The movie's art direction is perfect; I guarantee that you'll never see another film like it.
I also loved the narration of the characters; when each is introduced, their likes and dislikes are included with their life story.
Overall, it's a a charming and quirky film; it made me want to chop my hair into a short bob, and take photos in picture booths.

The true test to any movie, especially one with a female heroine, as they can be whiny and dependant on the leading man, is whether or not we can sympathize with the protagonist. I loved Amelie; she's stuck in her head. She fantasized about happiness, but never takes the steps herself to seizing her dream. Anyone can relate to that.

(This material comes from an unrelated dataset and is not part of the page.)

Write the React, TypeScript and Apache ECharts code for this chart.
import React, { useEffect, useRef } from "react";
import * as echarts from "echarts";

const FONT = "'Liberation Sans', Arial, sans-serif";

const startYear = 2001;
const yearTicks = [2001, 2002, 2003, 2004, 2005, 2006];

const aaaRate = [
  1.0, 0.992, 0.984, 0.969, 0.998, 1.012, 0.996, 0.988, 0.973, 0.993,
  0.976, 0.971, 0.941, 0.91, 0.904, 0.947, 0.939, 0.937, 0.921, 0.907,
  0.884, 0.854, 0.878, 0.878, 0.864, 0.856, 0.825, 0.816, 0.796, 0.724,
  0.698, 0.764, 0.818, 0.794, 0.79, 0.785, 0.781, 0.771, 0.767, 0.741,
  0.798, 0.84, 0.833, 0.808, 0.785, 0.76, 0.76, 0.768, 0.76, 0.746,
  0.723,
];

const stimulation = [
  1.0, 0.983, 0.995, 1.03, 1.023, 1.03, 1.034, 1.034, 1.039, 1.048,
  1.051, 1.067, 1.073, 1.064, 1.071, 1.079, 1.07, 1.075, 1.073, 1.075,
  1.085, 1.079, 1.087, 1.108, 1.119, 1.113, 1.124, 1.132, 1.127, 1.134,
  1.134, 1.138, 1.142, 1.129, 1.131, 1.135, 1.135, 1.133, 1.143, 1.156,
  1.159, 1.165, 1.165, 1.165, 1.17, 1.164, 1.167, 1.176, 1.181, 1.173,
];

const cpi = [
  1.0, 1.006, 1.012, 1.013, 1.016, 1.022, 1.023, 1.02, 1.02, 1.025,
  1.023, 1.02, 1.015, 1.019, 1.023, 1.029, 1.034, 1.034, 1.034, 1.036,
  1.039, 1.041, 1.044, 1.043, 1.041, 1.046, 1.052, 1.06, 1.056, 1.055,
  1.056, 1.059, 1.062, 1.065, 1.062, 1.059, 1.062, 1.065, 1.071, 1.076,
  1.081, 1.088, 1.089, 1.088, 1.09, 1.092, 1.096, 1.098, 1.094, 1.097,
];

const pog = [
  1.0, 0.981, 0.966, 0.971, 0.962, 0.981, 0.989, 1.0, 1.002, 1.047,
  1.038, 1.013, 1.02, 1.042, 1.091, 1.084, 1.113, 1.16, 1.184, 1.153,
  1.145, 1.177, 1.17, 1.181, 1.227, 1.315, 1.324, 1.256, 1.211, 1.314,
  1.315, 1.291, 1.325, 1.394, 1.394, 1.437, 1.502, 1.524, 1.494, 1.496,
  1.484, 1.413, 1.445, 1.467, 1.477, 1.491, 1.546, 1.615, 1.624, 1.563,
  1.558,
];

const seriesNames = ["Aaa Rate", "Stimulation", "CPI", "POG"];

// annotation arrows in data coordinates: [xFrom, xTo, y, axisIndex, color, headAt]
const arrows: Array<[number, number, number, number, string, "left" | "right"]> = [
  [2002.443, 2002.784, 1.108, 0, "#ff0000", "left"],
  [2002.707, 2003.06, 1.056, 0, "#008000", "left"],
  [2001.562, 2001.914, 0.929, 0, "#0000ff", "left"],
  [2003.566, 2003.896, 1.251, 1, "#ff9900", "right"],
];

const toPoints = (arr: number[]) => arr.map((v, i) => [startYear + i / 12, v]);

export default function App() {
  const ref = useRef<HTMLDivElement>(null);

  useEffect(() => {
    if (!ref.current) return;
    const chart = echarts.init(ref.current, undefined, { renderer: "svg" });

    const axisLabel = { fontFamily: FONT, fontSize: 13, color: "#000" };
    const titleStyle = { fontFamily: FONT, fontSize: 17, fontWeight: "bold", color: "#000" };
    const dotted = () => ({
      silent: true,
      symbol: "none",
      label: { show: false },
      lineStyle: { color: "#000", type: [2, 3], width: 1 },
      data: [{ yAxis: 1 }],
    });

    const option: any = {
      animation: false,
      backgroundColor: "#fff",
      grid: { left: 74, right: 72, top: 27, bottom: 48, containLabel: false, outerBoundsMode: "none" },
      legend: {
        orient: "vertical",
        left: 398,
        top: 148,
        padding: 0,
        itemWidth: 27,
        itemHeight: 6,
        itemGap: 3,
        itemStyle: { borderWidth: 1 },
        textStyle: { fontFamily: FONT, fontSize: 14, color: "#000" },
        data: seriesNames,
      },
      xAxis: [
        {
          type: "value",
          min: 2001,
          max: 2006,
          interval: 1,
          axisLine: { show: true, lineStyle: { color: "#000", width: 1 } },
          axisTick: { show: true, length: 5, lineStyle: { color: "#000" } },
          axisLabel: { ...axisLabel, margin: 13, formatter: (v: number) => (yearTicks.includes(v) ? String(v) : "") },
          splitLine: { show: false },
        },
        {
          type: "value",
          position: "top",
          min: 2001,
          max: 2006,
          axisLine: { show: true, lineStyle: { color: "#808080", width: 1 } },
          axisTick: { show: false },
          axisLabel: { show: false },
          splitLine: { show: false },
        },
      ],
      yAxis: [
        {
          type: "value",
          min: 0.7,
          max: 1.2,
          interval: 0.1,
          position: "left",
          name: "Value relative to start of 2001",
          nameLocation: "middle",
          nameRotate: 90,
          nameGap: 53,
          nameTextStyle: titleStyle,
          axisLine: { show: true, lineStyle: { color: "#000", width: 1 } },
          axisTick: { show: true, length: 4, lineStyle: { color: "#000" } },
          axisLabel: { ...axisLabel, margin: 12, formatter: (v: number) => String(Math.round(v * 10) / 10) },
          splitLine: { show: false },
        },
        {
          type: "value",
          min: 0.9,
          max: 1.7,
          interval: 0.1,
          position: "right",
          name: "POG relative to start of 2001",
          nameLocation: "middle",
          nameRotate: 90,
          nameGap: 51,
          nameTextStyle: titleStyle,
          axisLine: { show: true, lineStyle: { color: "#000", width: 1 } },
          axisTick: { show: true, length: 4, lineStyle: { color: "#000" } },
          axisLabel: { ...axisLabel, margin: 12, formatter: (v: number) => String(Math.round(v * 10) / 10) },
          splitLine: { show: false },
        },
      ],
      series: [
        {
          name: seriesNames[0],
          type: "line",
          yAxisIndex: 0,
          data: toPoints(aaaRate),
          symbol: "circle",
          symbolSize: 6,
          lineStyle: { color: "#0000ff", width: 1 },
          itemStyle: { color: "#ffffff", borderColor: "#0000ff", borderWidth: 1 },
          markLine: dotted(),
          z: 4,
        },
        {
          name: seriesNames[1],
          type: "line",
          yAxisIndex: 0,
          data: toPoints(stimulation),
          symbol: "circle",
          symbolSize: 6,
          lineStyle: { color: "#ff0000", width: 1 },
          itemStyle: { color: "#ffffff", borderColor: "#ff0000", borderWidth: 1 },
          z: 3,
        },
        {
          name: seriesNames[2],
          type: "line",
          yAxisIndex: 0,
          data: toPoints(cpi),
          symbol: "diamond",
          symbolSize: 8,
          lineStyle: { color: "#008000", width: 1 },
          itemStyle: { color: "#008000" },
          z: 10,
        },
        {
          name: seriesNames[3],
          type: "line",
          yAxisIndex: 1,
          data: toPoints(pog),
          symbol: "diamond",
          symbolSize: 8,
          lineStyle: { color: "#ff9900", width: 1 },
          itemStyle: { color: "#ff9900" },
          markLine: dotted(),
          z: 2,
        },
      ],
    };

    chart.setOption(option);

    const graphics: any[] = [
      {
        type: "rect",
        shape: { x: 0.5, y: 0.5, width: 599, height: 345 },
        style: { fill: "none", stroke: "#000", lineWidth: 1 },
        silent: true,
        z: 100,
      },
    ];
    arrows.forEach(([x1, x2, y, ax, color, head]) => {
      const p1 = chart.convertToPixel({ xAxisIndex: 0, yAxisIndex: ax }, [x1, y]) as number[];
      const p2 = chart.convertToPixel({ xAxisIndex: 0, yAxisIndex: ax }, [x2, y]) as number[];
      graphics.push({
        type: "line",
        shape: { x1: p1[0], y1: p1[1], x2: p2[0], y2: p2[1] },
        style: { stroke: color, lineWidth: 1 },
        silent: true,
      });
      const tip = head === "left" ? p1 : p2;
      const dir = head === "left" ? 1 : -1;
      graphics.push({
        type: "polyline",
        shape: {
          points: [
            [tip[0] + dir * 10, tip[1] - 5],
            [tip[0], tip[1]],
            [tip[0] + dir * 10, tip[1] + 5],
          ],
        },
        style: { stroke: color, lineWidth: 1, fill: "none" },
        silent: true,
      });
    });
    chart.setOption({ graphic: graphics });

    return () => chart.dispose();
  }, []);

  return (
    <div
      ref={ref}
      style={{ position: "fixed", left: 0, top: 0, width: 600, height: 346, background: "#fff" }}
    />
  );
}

Plus it's in French, so everything sounds more sophisticated and romantic.

The second film I've been trying to PVR forever, and it was finally on last Sunday morning.

'Breakfast With Scot' is a Canadian dramaedy about a gay couple, Eric and Sam, who have to temporarily adopt an eleven year old boy (Sam's nephew) when his mother dies and his father flees (It's similar to the plot of the Swedish movie 'Patrik 1,5', if that helps). The boy, Scot, is extremely flamboyant, which makes Erik, an ex Toronto Maple Leaf and current sports show host uncomfortable, because he is not publicly out.

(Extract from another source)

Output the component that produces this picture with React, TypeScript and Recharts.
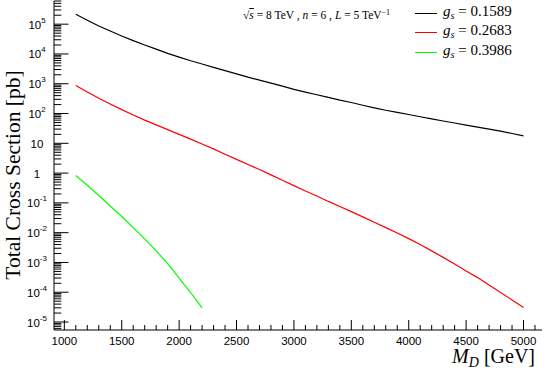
import React from 'react'
import { LineChart, Line, XAxis, YAxis, Legend } from 'recharts'

// M_D grid (GeV)
const MD = [
  1100, 1200, 1300, 1400, 1500, 1600, 1700, 1800, 1900, 2000,
  2100, 2200, 2300, 2400, 2500, 2600, 2700, 2800, 2900, 3000,
  3100, 3200, 3300, 3400, 3500, 3600, 3700, 3800, 3900, 4000,
  4100, 4200, 4300, 4400, 4500, 4600, 4700, 4800, 4900, 5000,
]

// total cross section (pb), g_s = 0.1589
const XS_G1 = [
  2.14e5, 1.35e5, 8.7e4, 5.9e4, 4.0e4, 2.8e4, 2.0e4, 1.45e4, 1.05e4, 7.8e3,
  5.9e3, 4.6e3, 3.55e3, 2.75e3, 2.14e3, 1.66e3, 1.32e3, 1.05e3, 830, 645,
  525, 427, 347, 282, 234, 190, 155, 129, 110, 93,
  78, 66, 56, 48, 41, 35, 30, 25.5, 21.4, 17.8,
]

// g_s = 0.2683
const XS_G2 = [
  870, 525, 324, 209, 135, 89, 60, 41.7, 28.8, 20,
  13.8, 9.5, 6.5, 4.3, 2.9, 1.95, 1.32, 0.87, 0.575, 0.38,
  0.25, 0.17, 0.112, 0.076, 0.051, 0.034, 0.0224, 0.0148, 0.0098, 0.0063,
  0.0040, 0.00245, 0.00148, 8.9e-4, 5.2e-4, 3.1e-4, 1.74e-4, 9.8e-5, 5.5e-5, 3.1e-5,
]

// g_s = 0.3986 (stops at 2200 GeV)
const MD_G3 = [1100, 1200, 1300, 1400, 1500, 1600, 1700, 1800, 1900, 2000, 2100, 2200]
const XS_G3 = [0.83, 0.39, 0.178, 0.079, 0.035, 0.0148, 6.2e-3, 2.45e-3, 9.1e-4, 3.0e-4, 9.8e-5, 3.0e-5]

const SERIES_LABELS = ['0.1589', '0.2683', '0.3986']
const SERIES_COLORS = ['#000000', '#ff0000', '#00ff00']

const X_LABELS = [1000, 1500, 2000, 2500, 3000, 3500, 4000, 4500, 5000]
const Y_MAJOR = [1e-5, 1e-4, 1e-3, 1e-2, 1e-1, 1, 10, 1e2, 1e3, 1e4, 1e5]
const Y_LABELS: [string, string][] = [
  ['10', '-5'], ['10', '-4'], ['10', '-3'], ['10', '-2'], ['10', '-1'],
  ['1', ''], ['10', ''], ['10', '2'], ['10', '3'], ['10', '4'], ['10', '5'],
]

const X_DOMAIN: [number, number] = [910, 5161]
const Y_DOMAIN: [number, number] = [5.4e-6, 6.0e5]

// minor ticks every 100 GeV, log minors 2..9
const X_TICKS: number[] = []
for (let v = 1000; v <= 5100; v += 100) X_TICKS.push(v)
const Y_TICKS: number[] = []
for (let e = -6; e <= 5; e++) {
  for (let m = 1; m <= 9; m++) {
    const v = m * Math.pow(10, e)
    if (v >= Y_DOMAIN[0] && v <= Y_DOMAIN[1]) Y_TICKS.push(v)
  }
}

const g1 = MD.map((m, i) => ({ x: m, y: XS_G1[i] }))
const g2 = MD.map((m, i) => ({ x: m, y: XS_G2[i] }))
const g3 = MD_G3.map((m, i) => ({ x: m, y: XS_G3[i] }))
const SERIES_DATA = [g1, g2, g3]

const sans = '"Liberation Sans", Arial, Helvetica, sans-serif'
const serif = '"Liberation Serif", "Times New Roman", serif'

function XTick(props: any) {
  const { x, y, payload } = props
  const v = payload.value
  const major = X_LABELS.includes(v)
  return (
    <g>
      <line x1={x} x2={x} y1={y} y2={y - (major ? 10 : 5)} stroke="#000" strokeWidth={1} />
      {major && (
        <text x={x} y={y + 14.5} textAnchor="middle" fontSize={11.5} fontFamily={sans} fill="#000">
          {v}
        </text>
      )}
    </g>
  )
}

function YTick(props: any) {
  const { x, y, payload } = props
  const v = payload.value
  const idx = Y_MAJOR.findIndex((m) => Math.abs(v / m - 1) < 1e-6)
  const major = idx >= 0
  return (
    <g>
      <line x1={x} x2={x + (major ? 14.5 : 7.3)} y1={y} y2={y} stroke="#000" strokeWidth={1} />
      {major && (
        <text x={x - 17} y={y + 4.5} textAnchor="middle" fontSize={11.5} fontFamily={sans} fill="#000">
          <tspan>{Y_LABELS[idx][0]}</tspan>
          {Y_LABELS[idx][1] && (
            <tspan dy={-6} fontSize={8}>{Y_LABELS[idx][1]}</tspan>
          )}
        </text>
      )}
    </g>
  )
}

const ROW_Y = [13, 32.5, 52]

function LegendBox() {
  return (
    <div style={{ position: 'relative', width: 545, height: 70, fontFamily: serif, color: '#000' }}>
      <div style={{ position: 'absolute', left: 243, top: 4, fontSize: 11.5, whiteSpace: 'nowrap', lineHeight: '18px' }}>
        √<span style={{ textDecoration: 'overline' }}><i>s</i></span> = 8 TeV , <i>n</i> = 6 , <i>L</i> = 5 TeV
        <span style={{ fontSize: 8, verticalAlign: 4 }}>−1</span>
      </div>
      {SERIES_LABELS.map((lab, i) => (
        <div
          key={lab}
          style={{ position: 'absolute', left: 415, top: ROW_Y[i] - 10, height: 20, display: 'flex', alignItems: 'center', whiteSpace: 'nowrap' }}
        >
          <div style={{ width: 22, height: 0, borderTop: `1.5px solid ${SERIES_COLORS[i]}` }} />
          <span style={{ marginLeft: 6, fontSize: 15, lineHeight: '20px' }}>
            <i>g</i>
            <span style={{ fontSize: 10, verticalAlign: -3 }}><i>s</i></span> = {lab}
          </span>
        </div>
      ))}
    </div>
  )
}

export default function App() {
  return (
    <div style={{ position: 'absolute', left: 0, top: 0, width: 545, height: 372, background: '#fff' }}>
      <LineChart width={545} height={372} margin={{ top: 1, right: 3, bottom: 0, left: 0 }}>
        <XAxis
          dataKey="x"
          type="number"
          scale="linear"
          domain={X_DOMAIN}
          allowDataOverflow
          ticks={X_TICKS}
          interval={0}
          tick={<XTick />}
          tickLine={false}
          tickSize={0}
          tickMargin={0}
          height={42}
          axisLine={{ stroke: '#000' }}
          label={() => (
            <text x={535} y={363} textAnchor="end" fontSize={20} fontFamily={serif} fill="#000">
              <tspan fontStyle="italic">M</tspan>
              <tspan fontStyle="italic" fontSize={14} dy={4}>D</tspan>
              <tspan dy={-4}> [GeV]</tspan>
            </text>
          )}
        />
        <XAxis xAxisId="top" orientation="top" type="number" domain={X_DOMAIN} allowDataOverflow height={0} tick={false} tickLine={false} axisLine={{ stroke: '#000' }} />
        <YAxis
          type="number"
          scale="log"
          domain={Y_DOMAIN}
          allowDataOverflow
          ticks={Y_TICKS}
          interval={0}
          tick={<YTick />}
          tickLine={false}
          tickSize={0}
          tickMargin={0}
          width={54}
          axisLine={{ stroke: '#000' }}
          label={() => (
            <text x={20} y={175} transform="rotate(-90 20 175)" textAnchor="middle" fontSize={21.5} fontFamily={serif} fill="#000">
              Total Cross Section [pb]
            </text>
          )}
        />
        <YAxis yAxisId="right" orientation="right" type="number" scale="log" domain={Y_DOMAIN} allowDataOverflow width={0} tick={false} tickLine={false} axisLine={{ stroke: '#000', strokeWidth: 1.5 }} />
        <Legend layout="vertical" align="center" verticalAlign="middle" content={<LegendBox />} wrapperStyle={{ position: 'absolute', left: 0, top: 0, width: 545, height: 70 }} />
        {SERIES_DATA.map((d, i) => (
          <Line
            key={SERIES_LABELS[i]}
            data={d}
            dataKey="y"
            type="linear"
            stroke={SERIES_COLORS[i]}
            strokeWidth={1.2}
            dot={false}
            isAnimationActive={false}
            legendType="none"
          />
        ))}
      </LineChart>
    </div>
  )
}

What I loved about this film was that the protagonist, Eric, was not portrayed as the stereotypical gay man, as he's pretty much the typical guy's guy. He hates shopping, eats pretzels while watching hockey, and was known in the rink as a fighter.

My two gripes with this film are that Scot character may have been made a bit too flamboyant (No eleven year old can figure skate like that), though you could argue that that is what would happen if a child was left to completely be himself, and that Sam, Eric's partner, wasn't featured enough, though I get that the director wanted to focus on the relationship between Eric and Scot.

The movie's predictable, but it's heartwarming, and it dashes the views of what an 'ordinary', 'conventional' family is.

I know, I know. I'd never seen 'Eternal Sunshine Of The Spotless Mind'.
I'm a horrible person.

Anyway, you probably all know what goes down in this movie, but I'll explain for those who don't:
Joel and Clementine meet, fall in love, then break up and hate each other. Clementine goes to a doctor to have her memories of Joel erased in a surgical procedure. Finding this out, Joel goes and has the same procedure, only to realize during that he doesn't want to forget Clementine.

It's a film about love, plain and simple.
It's bleak, yet hopeful at the same time.
I can't describe it any better than that.

Just go see it, it's a classic.
And 'Montauk' by Bayside will make more sense to you.